◆ **Work instructions**
Retype exactly what runs from the first line of the data to the line with "import seaborn as sns", keeping both of those lines and skipping pictures.

☆ ☆ ☆ ☆

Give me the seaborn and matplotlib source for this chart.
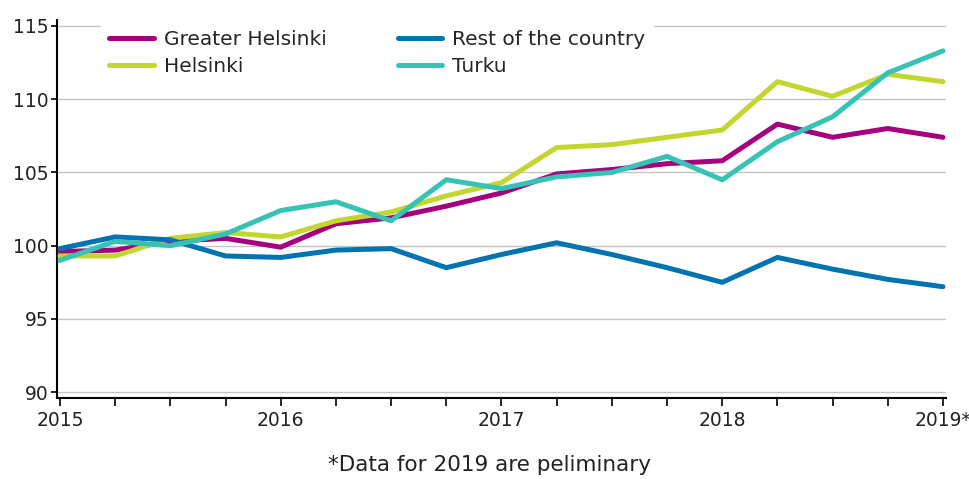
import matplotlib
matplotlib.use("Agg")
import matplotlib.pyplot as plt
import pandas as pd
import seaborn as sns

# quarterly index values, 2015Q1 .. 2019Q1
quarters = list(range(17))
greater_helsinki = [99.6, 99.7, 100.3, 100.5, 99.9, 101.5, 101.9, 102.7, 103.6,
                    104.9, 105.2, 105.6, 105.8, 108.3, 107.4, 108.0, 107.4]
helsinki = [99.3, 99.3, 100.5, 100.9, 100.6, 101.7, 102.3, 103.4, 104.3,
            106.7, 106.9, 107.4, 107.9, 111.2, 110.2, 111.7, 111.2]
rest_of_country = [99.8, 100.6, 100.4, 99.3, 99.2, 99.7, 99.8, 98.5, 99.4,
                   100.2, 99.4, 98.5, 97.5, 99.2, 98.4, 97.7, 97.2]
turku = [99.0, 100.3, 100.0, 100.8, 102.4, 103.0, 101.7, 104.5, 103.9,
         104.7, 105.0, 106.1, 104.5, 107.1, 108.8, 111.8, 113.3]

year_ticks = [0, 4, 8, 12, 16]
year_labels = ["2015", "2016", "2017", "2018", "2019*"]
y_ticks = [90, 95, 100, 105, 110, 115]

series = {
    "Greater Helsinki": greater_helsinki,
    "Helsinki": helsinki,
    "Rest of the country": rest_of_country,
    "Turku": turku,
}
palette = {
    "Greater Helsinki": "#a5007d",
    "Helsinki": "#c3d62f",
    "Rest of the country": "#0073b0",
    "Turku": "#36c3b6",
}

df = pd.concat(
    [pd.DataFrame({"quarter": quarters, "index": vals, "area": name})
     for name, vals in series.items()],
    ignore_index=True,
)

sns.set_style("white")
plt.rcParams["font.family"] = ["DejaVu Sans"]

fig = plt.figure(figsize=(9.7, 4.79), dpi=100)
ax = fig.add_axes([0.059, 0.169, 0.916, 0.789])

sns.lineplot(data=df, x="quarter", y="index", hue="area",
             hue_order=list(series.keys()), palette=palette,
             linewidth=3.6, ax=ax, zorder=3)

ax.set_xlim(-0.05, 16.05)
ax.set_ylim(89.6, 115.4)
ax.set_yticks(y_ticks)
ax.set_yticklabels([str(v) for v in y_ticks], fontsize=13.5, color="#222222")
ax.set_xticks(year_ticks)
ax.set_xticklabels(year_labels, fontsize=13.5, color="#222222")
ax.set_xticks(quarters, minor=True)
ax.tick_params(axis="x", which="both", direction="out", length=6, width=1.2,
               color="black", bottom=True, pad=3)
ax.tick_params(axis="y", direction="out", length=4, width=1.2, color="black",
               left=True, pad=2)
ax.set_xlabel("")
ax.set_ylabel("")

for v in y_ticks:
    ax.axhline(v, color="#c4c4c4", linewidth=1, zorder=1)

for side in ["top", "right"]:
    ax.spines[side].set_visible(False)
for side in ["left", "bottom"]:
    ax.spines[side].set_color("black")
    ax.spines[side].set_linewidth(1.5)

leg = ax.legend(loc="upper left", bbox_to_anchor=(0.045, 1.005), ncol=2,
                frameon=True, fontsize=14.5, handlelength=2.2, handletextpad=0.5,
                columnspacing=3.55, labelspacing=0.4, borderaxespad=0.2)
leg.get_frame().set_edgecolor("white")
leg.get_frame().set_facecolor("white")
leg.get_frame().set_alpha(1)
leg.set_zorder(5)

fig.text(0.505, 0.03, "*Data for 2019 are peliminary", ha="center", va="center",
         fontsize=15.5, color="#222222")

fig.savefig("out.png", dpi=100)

☆ ☆ ☆ ☆

◆ **Exercise output**
Give me the seaborn and matplotlib source for this chart.
import matplotlib
matplotlib.use("Agg")
import matplotlib.pyplot as plt
import pandas as pd
import seaborn as sns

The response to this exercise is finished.